To be guided by wisdom is to be king of the world. The wise man tries first to determine if he is right; then he acts. But if he makes a decision and then finds out he was wrong, he immediately acknowledges his mistake. Never use your will power to be stubborn. You can talk with some people for an hour, and they seemingly agree with you, and then they turn around and say just the opposite. They don’t want to give up their own way. That is not will power, but slavery to the ego. You can see such slaves all around you. They think they are free, but their will is chained; they perform actions mechanically, bided by good or by evil habits. But when you can say, “I stay away from evil because evil works against my happiness,” or “I am good, not because I am forced to be, but because good leads to my own happiness”-that is wisdom. Such was my guru’s training. One thing we should always remember. If will is guided by wisdom, it will produce something constructive in our life.

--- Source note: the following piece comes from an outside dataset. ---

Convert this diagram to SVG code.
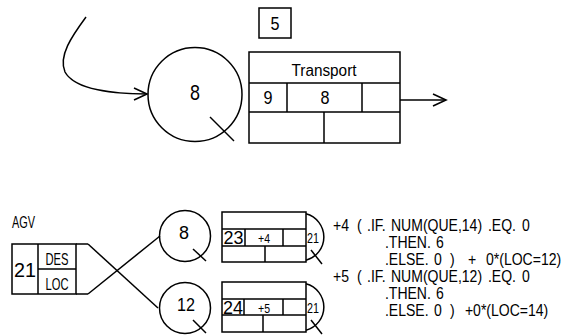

When Jesus said to the Heavenly Father, “Thy will be done,”* it was not because he lacked will power, but because he wanted his will to be guided by God’s. [Matthew 26:42] When the Divine Will intimated, “Give up the body,” Jesus had to use a great deal of will power to conquest the weakness of the flesh. Human will has become divine will, completely attuned to Spirit, when even though it is necessary to give up the body, one is able to do so willingly, as Christ did. A body-bound slave would have said, “They are trying to crucify me, I must try to save myself.” If Jesus had done that, he would not have been the Christ who lives in our hearts today.